Medscape Medical News asked Dr. Coleman whether a large proportion of the women in the upfront group, who might never have developed a bone problem, were taking zoledronic acid unnecessarily, and whether upfront treatment with zoledronic acid is really the best strategy for the patient.

His answer: "That depends on whether you believe the AZURE findings in postmenopausal women."

The AZURE study, which was headed by Dr. Coleman, found overall no effect of zoledronic acid on breast cancer, but in a large subgroup of postmenopausal women with breast cancer, there was a significant effect on both recurrence and survival.

In a recent update of these results, Dr. Coleman reported that in this subgroup of postmenopausal women, zoledronic acid reduced both the risk for relapse and the risk of dying by about 25%. In particular, there was a marked reduction in the risk for metastases to extraskeletal sites, he noted.

The finding of a reduction in distant relapses in the Z-FAST study highlighted by Dr. Brufsky ties in with this finding from the AZURE study and from several other studies, which have suggested that bisphosphonates have an effect on breast cancer and on bones.

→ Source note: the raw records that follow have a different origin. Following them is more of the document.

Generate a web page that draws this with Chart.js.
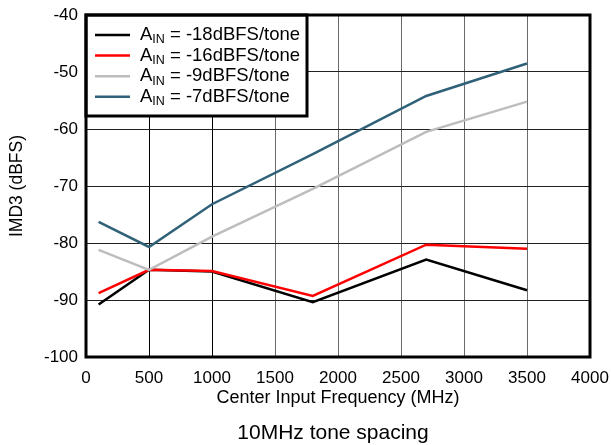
<!DOCTYPE html>
<html>
<head>
<meta charset="utf-8">
<script src="https://cdn.jsdelivr.net/npm/chart.js@4"></script>
<style>
  html, body { margin: 0; padding: 0; background: #fff; }
  #wrap { width: 611px; height: 445px; position: relative; }
</style>
</head>
<body>
<div id="wrap"><canvas id="c"></canvas></div>
<script>
// Center input frequency (MHz) and IMD3 (dBFS) per input level
var freqs    = [100, 500, 1000, 1800, 2700, 3500];
var amp18    = [-90.8, -84.7, -85.0, -90.4, -82.9, -88.3];
var amp16    = [-88.8, -84.7, -84.9, -89.3, -80.3, -81.0];
var amp9     = [-81.2, -84.7, -78.9, -70.5, -60.5, -55.2];
var amp7     = [-76.3, -80.7, -73.2, -64.4, -54.2, -48.5];
var levels   = ['-18', '-16', '-9', '-7'];
var xTicks   = [0, 500, 1000, 1500, 2000, 2500, 3000, 3500, 4000];
var yTicks   = [-100, -90, -80, -70, -60, -50, -40];
var subtitle = '10MHz tone spacing';

var FONT = '"Liberation Sans", Arial, Helvetica, sans-serif';

function pts(ys) {
  return freqs.map(function (f, i) { return { x: f, y: ys[i] }; });
}

function ds(level, ys, color, order) {
  return {
    label: 'AIN = ' + level + 'dBFS/tone',
    level: level,
    data: pts(ys),
    borderColor: color,
    backgroundColor: color,
    borderWidth: 2.5,
    pointRadius: 0,
    tension: 0,
    order: order
  };
}

// legend box drawn inside the plot, with the "IN" subscript
var legendBox = {
  id: 'legendBox',
  afterDatasetsDraw: function (chart) {
    var ctx = chart.ctx, a = chart.chartArea;
    var x0 = a.left, y0 = a.top, w = 221, h = 101;
    ctx.save();
    ctx.fillStyle = '#fff';
    ctx.fillRect(x0, y0, w, h);
    ctx.lineWidth = 3;
    ctx.strokeStyle = '#000';
    ctx.strokeRect(x0, y0, w, h);
    ctx.textBaseline = 'middle';
    chart.data.datasets.forEach(function (d, i) {
      var y = y0 + 20 + i * 20.6;
      ctx.strokeStyle = d.borderColor;
      ctx.lineWidth = 2.5;
      ctx.beginPath();
      ctx.moveTo(x0 + 9, y);
      ctx.lineTo(x0 + 44, y);
      ctx.stroke();
      ctx.fillStyle = '#000';
      var tx = x0 + 54;
      ctx.font = '18.5px ' + FONT;
      ctx.fillText('A', tx, y);
      tx += ctx.measureText('A').width;
      ctx.font = '12.5px ' + FONT;
      ctx.fillText('IN', tx, y + 5);
      tx += ctx.measureText('IN').width;
      ctx.font = '18.5px ' + FONT;
      ctx.fillText(' = ' + d.level + 'dBFS/tone', tx, y);
    });
    ctx.restore();
  }
};

// heavy frame round the plot area, plus the caption under the chart
var frame = {
  id: 'frame',
  afterDraw: function (chart) {
    var ctx = chart.ctx, a = chart.chartArea;
    ctx.save();
    ctx.lineWidth = 3;
    ctx.strokeStyle = '#000';
    ctx.strokeRect(a.left, a.top, a.right - a.left, a.bottom - a.top);
    ctx.fillStyle = '#000';
    ctx.font = '21px ' + FONT;
    ctx.textAlign = 'center';
    ctx.textBaseline = 'middle';
    ctx.fillText(subtitle, (a.left + a.right) / 2 - 5, 433);
    ctx.restore();
  }
};

new Chart(document.getElementById('c'), {
  type: 'line',
  data: {
    datasets: [
      ds(levels[0], amp18, '#000000', 4),
      ds(levels[1], amp16, '#ff0000', 3),
      ds(levels[2], amp9,  '#bdbdbd', 2),
      ds(levels[3], amp7,  '#2f6178', 1)
    ]
  },
  options: {
    responsive: true,
    maintainAspectRatio: false,
    animation: false,
    layout: { padding: { top: 15, right: 21, left: 0, bottom: 36.2 } },
    plugins: {
      legend: { display: false },
      tooltip: { enabled: false }
    },
    scales: {
      x: {
        type: 'linear',
        min: 0,
        max: 4000,
        afterBuildTicks: function (s) { s.ticks = xTicks.map(function (v) { return { value: v }; }); },
        afterFit: function (s) { s.height = 51.8; s.paddingLeft = 0; s.paddingRight = 0; },
        grid: {
          drawTicks: false,
          color: function (c) { return c.tick && c.tick.value <= 1000 ? '#000' : '#6a6a6a'; },
          lineWidth: 1
        },
        border: { display: false },
        ticks: {
          color: '#000', padding: 11, maxRotation: 0,
          font: { family: FONT, size: 17 },
          callback: function (v) { return String(v); }
        },
        title: {
          display: true,
          text: 'Center Input Frequency (MHz)',
          color: '#000',
          padding: 0,
          font: { family: FONT, size: 18 }
        }
      },
      y: {
        min: -100,
        max: -40,
        afterBuildTicks: function (s) { s.ticks = yTicks.map(function (v) { return { value: v }; }); },
        afterFit: function (s) { s.width = 86; s.paddingTop = 0; s.paddingBottom = 0; },
        grid: { drawTicks: false, color: '#222', lineWidth: 1 },
        border: { display: false },
        ticks: { color: '#000', padding: 8, font: { family: FONT, size: 17 } },
        title: {
          display: true,
          text: 'IMD3 (dBFS)',
          color: '#000',
          padding: { top: 7, bottom: 0 },
          font: { family: FONT, size: 17.5 }
        }
      }
    }
  },
  plugins: [legendBox, frame]
});
</script>
</body>
</html>
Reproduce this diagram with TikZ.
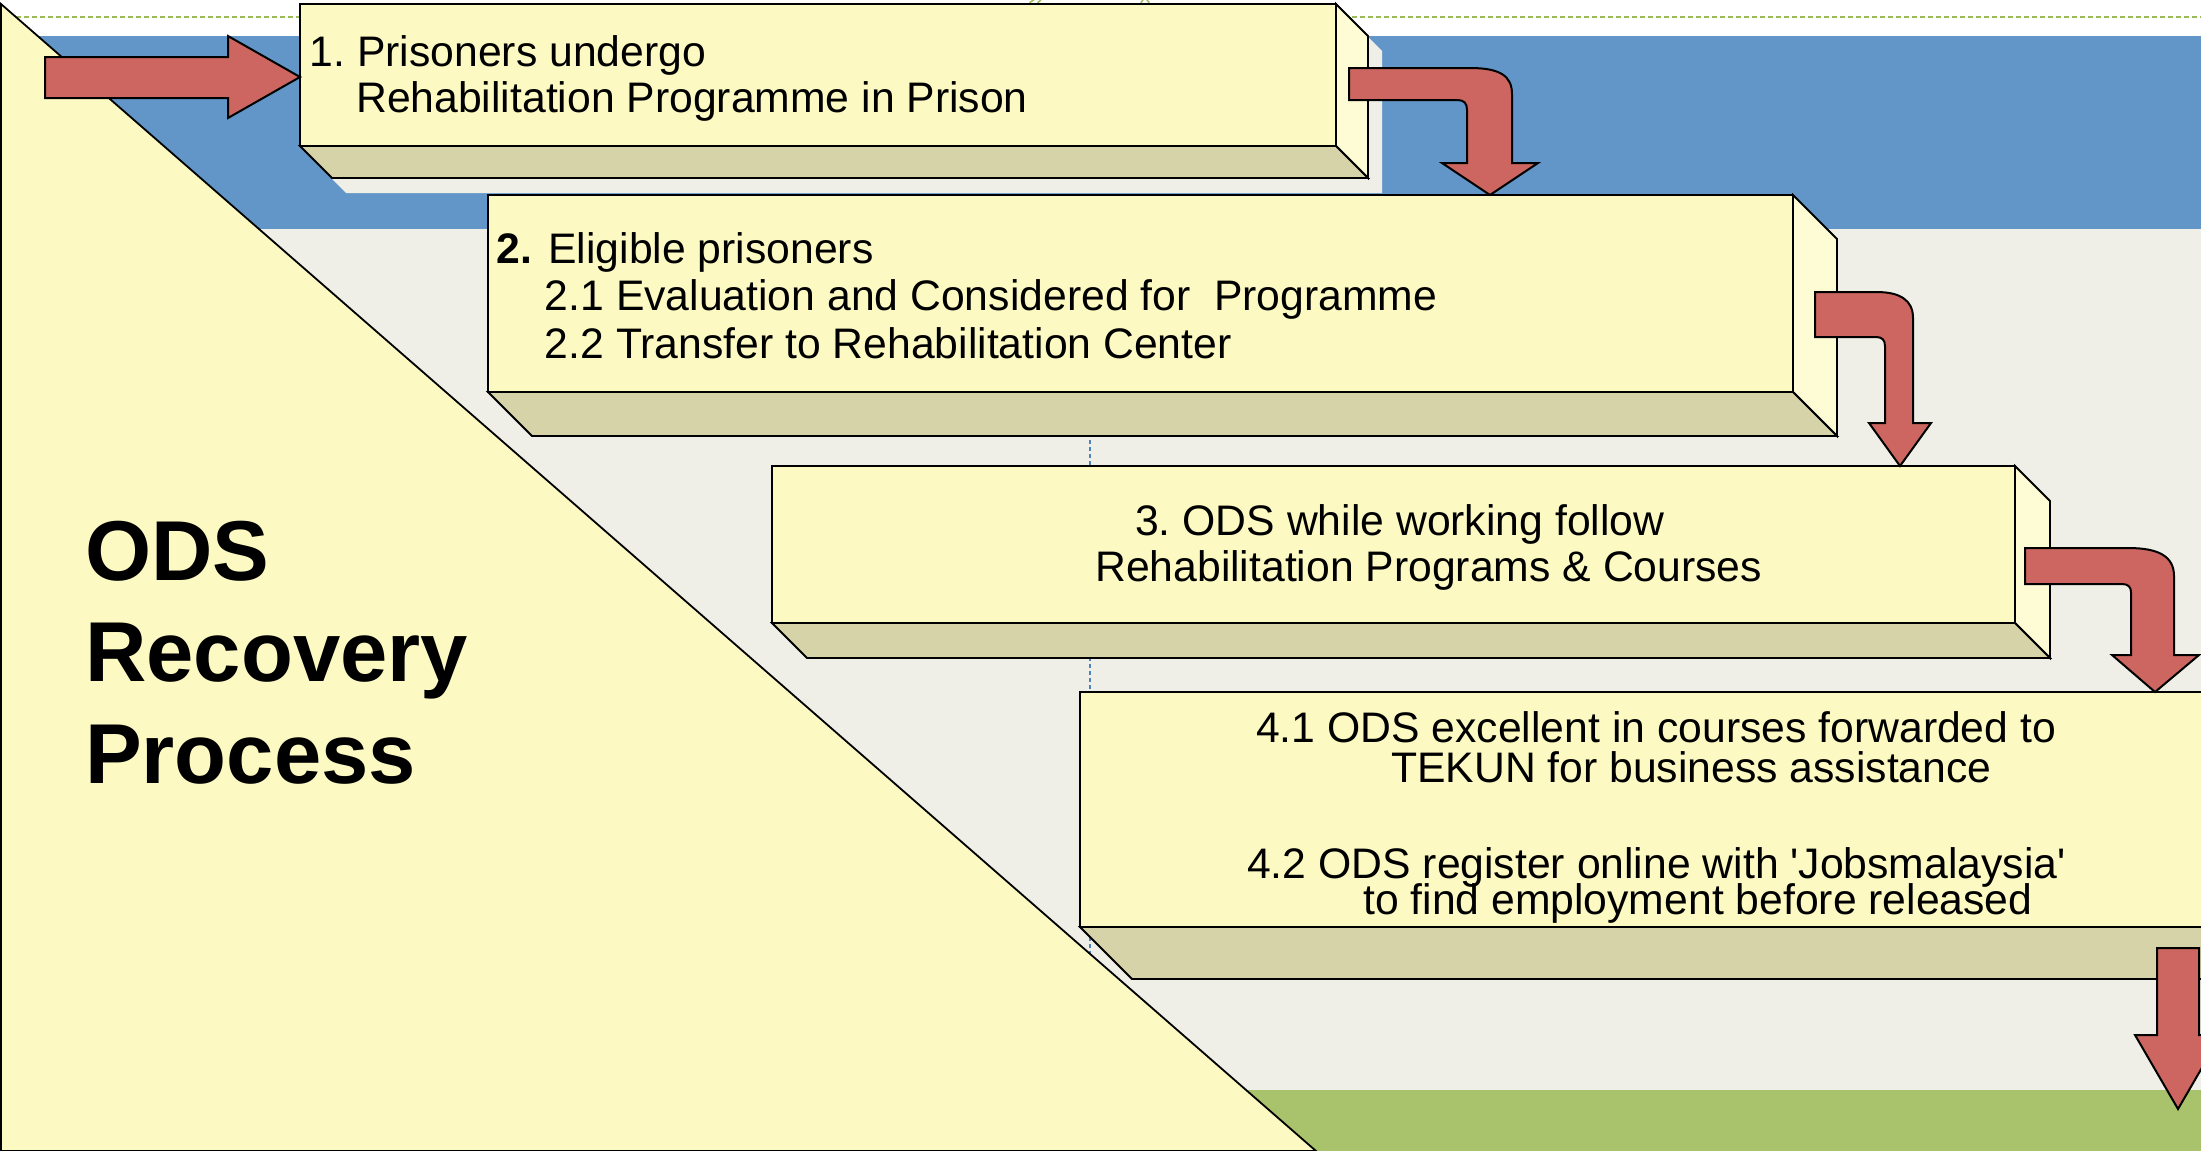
\documentclass[tikz,border=0pt]{standalone}
\usepackage{fontspec}
\setmainfont{Liberation Sans}
\usetikzlibrary{calc}

\definecolor{bandblue}{RGB}{98,150,200}
\definecolor{paper}{RGB}{239,239,231}
\definecolor{grass}{RGB}{169,195,108}
\definecolor{cream}{RGB}{252,250,194}
\definecolor{creamlight}{RGB}{253,252,212}
\definecolor{khaki}{RGB}{213,211,167}
\definecolor{brick}{RGB}{205,102,96}
\definecolor{dashgreen}{RGB}{155,187,89}
\definecolor{guideblue}{RGB}{79,129,189}

% side and bottom faces of a box node: #1 name, #2 depth
\newcommand{\slab}[2]{%
  \draw[sideface] (#1.north east) -- ++(#2,#2) -- ($(#1.south east)+(#2,#2)$) -- (#1.south east) -- cycle;
  \draw[bottomface] (#1.south west) -- (#1.south east) -- ++(#2,#2) -- ($(#1.south west)+(#2,#2)$) -- cycle;
}

\frenchspacing

\begin{document}
\begin{tikzpicture}[x=1pt,y=-1pt]
  \tikzstyle{front}=[draw,fill=cream,line width=1.8pt,inner sep=0pt,outer sep=0pt,anchor=north west]
  \tikzstyle{sideface}=[draw,fill=creamlight,line width=1.8pt]
  \tikzstyle{bottomface}=[draw,fill=khaki,line width=1.8pt]
  \tikzstyle{blockarrow}=[draw,fill=brick,line width=2pt,line join=miter]
  \tikzstyle{txt}=[anchor=base west,inner sep=0pt,font=\fontsize{42.7}{48}\selectfont]
  \tikzstyle{title}=[anchor=base west,inner sep=0pt,font=\fontsize{85}{100}\selectfont\bfseries]

  \useasboundingbox (0,0) rectangle (2201,1151);
  \clip (0,0) rectangle (2201,1151);

  % background bands
  \fill[white] (0,0) rectangle (2201,1151);
  \fill[bandblue] (0,36) rectangle (2201,229);
  \fill[paper] (0,229) rectangle (2201,1090);
  \fill[grass] (0,1090) rectangle (2201,1151);
  \draw[dashgreen,line width=1.5pt,dash pattern=on 5pt off 3pt] (0,17) -- (2201,17);
  \draw[dashgreen,line width=1.5pt] (1029,5) .. controls (1030,2) .. (1034,0);
  \draw[dashgreen,line width=1.5pt] (1037,5) .. controls (1038,2) .. (1041,0);
  \draw[dashgreen,line width=1.5pt] (1141,5) .. controls (1141,2) .. (1143,0);
  \draw[dashgreen,line width=1.5pt] (1149,5) .. controls (1149,2) .. (1147,0);
  \draw[guideblue,line width=1.2pt,dash pattern=on 4pt off 3pt] (1090,440) -- (1090,960);

  % shadow of the first box on the blue band
  \begin{scope}
    \clip (0,36) rectangle (2201,229);
    \fill[paper] (314,19) -- (1350,19) -- (1382,51) -- (1382,193) -- (346,193) -- (314,161) -- cycle;
  \end{scope}

  \draw[fill=cream,line width=1.8pt] (1,4) -- (1316,1151) -- (1,1151) -- cycle;

  % the four steps
  \node[front,minimum width=1036pt,minimum height=142pt] (prison) at (300,4) {};
  \slab{prison}{32}
  \node[front,minimum width=1305pt,minimum height=197pt] (eligible) at (488,195) {};
  \slab{eligible}{44}
  \node[front,minimum width=1243pt,minimum height=157pt] (working) at (772,466) {};
  \slab{working}{35}
  \node[front,minimum width=1300pt,minimum height=235pt] (release) at (1080,692) {};
  \slab{release}{52}

  % arrows
  \draw[blockarrow] (45,57) -- (228,57) -- (228,36) -- (prison.north west |- 0,77) -- (228,118) -- (228,98) -- (45,98) -- cycle;
  \draw[blockarrow] (1349,68) -- (1470,68) .. controls (1500,68) and (1512,76) .. (1512,94) -- (1512,163) -- (1538,163)
    -- (1490,0 |- eligible.north) -- (1442,163) -- (1467,163) -- (1467,110) .. controls (1467,103) and (1464,100) .. (1457,100)
    -- (1349,100) -- cycle;
  \draw[blockarrow] (1815,292) -- (1876,292) .. controls (1900,292) and (1913,300) .. (1913,318) -- (1913,423) -- (1931,423)
    -- (1900,0 |- working.north) -- (1869,423) -- (1885,423) -- (1885,346) .. controls (1885,340) and (1882,337) .. (1876,337)
    -- (1815,337) -- cycle;
  \draw[blockarrow] (2025,548) -- (2128,548) .. controls (2158,548) and (2174,556) .. (2174,576) -- (2174,655) -- (2199,655)
    -- (2155,0 |- release.north) -- (2112,655) -- (2131,655) -- (2131,592) .. controls (2131,587) and (2128,584) .. (2122,584)
    -- (2025,584) -- cycle;
  \draw[blockarrow] (2157,948) -- (2199,948) -- (2199,1035) -- (2221,1035) -- (2178,1109) -- (2135,1035) -- (2157,1035) -- cycle;

  % texts
  \node[title] (ods) at (85,580) {ODS};
  \node[title] (recovery) at (85,681) {Recovery};
  \node[title] (process) at (85,783) {Process};

  \node[txt] (step1a) at (309.5,66.7) {1. Prisoners undergo};
  \node[txt] (step1b) at (356,112.7) {Rehabilitation Programme in Prison};
  \node[txt] (step2a) at (496.7,263) {\textbf{2.}\hspace{4pt} Eligible prisoners};
  \node[txt] (step2b) at (544.7,310.7) {2.1 Evaluation and Considered for~ Programme};
  \node[txt] (step2c) at (544.7,358) {2.2 Transfer to Rehabilitation Center};
  \node[txt] (step3a) at (1135,535) {3. ODS while working follow};
  \node[txt] (step3b) at (1095,581) {Rehabilitation Programs \& Courses};
  \node[txt] (step4a) at (1256,742) {4.1 ODS excellent in courses forwarded to};
  \node[txt] (step4b) at (1391,782) {TEKUN for business assistance};
  \node[txt] (step4c) at (1247,878) {4.2 ODS register online with \textquotesingle Jobsmalaysia\textquotesingle};
  \node[txt] (step4d) at (1363,914) {to find employment before released};
\end{tikzpicture}
\end{document}
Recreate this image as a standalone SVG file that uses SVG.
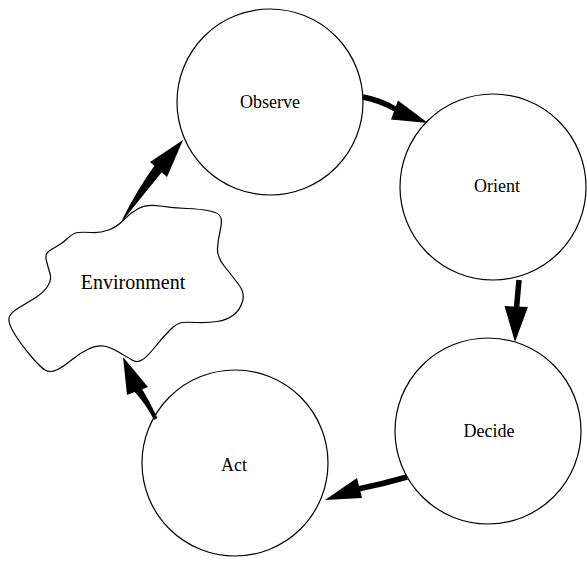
<svg xmlns="http://www.w3.org/2000/svg" width="587" height="561" viewBox="0 0 587 561">
<style>
.node{fill:#fff;stroke:#000;stroke-width:1.2}
.lbl{font-family:"Liberation Serif","Times New Roman",serif;font-size:18px;fill:#000;text-anchor:middle}
.shaft{fill:none;stroke:#000;stroke-width:5.5}
.head{fill:#000;stroke:none}
</style>
<rect width="587" height="561" fill="#fff"/>
<g id="observe"><circle class="node" cx="270" cy="102" r="93"/><text class="lbl" x="270" y="108">Observe</text></g>
<g id="orient"><circle class="node" cx="493" cy="187" r="93"/><text class="lbl" x="497" y="192">Orient</text></g>
<g id="decide"><circle class="node" cx="488" cy="431" r="93"/><text class="lbl" x="489" y="437">Decide</text></g>
<g id="act"><circle class="node" cx="235" cy="463" r="93"/><text class="lbl" x="234" y="471">Act</text></g>
<g id="environment"><path class="node" d="M123.5,220 Q130,213 138.5,208.5 Q147,204 160,206 Q173,208 186.5,208.5 Q200,209 210,211 Q220,213 221,218 Q222,223 220,231.5 Q218,240 217.5,248.5 Q217,257 225,267 Q233,277 239,285 Q245,293 242.5,301.5 Q240,310 233.5,315 Q227,320 217,321.5 Q207,323 197,322.5 Q187,322 182,322.5 Q177,323 170,330 Q163,337 155,347 Q147,357 142,360 Q137,363 132,360 Q127,357 118.5,352 Q110,347 103.5,346 Q97,345 88.5,349 Q80,353 71.5,360 Q63,367 56.5,370 Q50,373 45,370 Q40,367 30,355 Q20,343 14,333 Q8,323 9,318 Q10,313 18.5,308 Q27,303 35,298 Q43,293 47.5,286.5 Q52,280 50,273.5 Q48,267 46.5,261 Q45,255 47.5,252.5 Q50,250 56.5,246.5 Q63,243 68,238 Q73,233 78,232.5 Q83,232 91.5,232.5 Q100,233 108.5,230 Q117,227 123.5,220 Z"/><text class="lbl" x="133" y="289" style="font-size:20px">Environment</text></g>
<g id="connectors">
<path class="shaft" d="M363,97 Q380,100 397,110"/>
<polygon class="head" points="428,123 398,100.5 391,119.5"/>
<path class="shaft" d="M519,280 L516.5,308"/>
<polygon class="head" points="515,342 504.5,306 528,307"/>
<path class="shaft" d="M407,477 Q383,484 358,489"/>
<polygon class="head" points="325,500 357,478 362,498"/>
<path class="head" d="M154,420 Q146,404 133,390 L141,387 Q150,402 157.5,418 Z"/>
<polygon class="head" points="123,357 127,395 148,387"/>
<path class="head" d="M122,220 Q138,188 155,165 L162,172 Q144,194 124,219 Z"/>
<polygon class="head" points="183,140 150,162 167,177"/>
</g>
</svg>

Dr. Brufsky told Medscape Medical News that he is swayed by the accumulating evidence that zoledronic acid does have an effect on breast cancer, and that this extra effect gives a boost to support its use in postmenopausal women taking AIs.

So far the breast cancer community seems split on this issue, with some experts proclaiming that they already use bisphosphonates for this effect in clinical practice, and others cautioning that such a use is not supported by sufficient evidence and urging clinicians to wait for further results. A heated debate on this subject arose last year after the presentation of the AZURE results at the San Antonio Breast Cancer Symposium; more on the subject is expected when this year's symposium is held next month.

The Z-FAST study was funded by Novartis. Dr. Brufsky has disclosed no relevant financial relationships, but 5 of his coauthors own stock in Novartis, 1 has served on the advisory board and received research funding from Novartis, an 1 reports consulting for and receiving honoraria from Pfzier and Amgen. Dr. Coleman reports consulting for and being on the speakers bureau for Novartis and Amgen.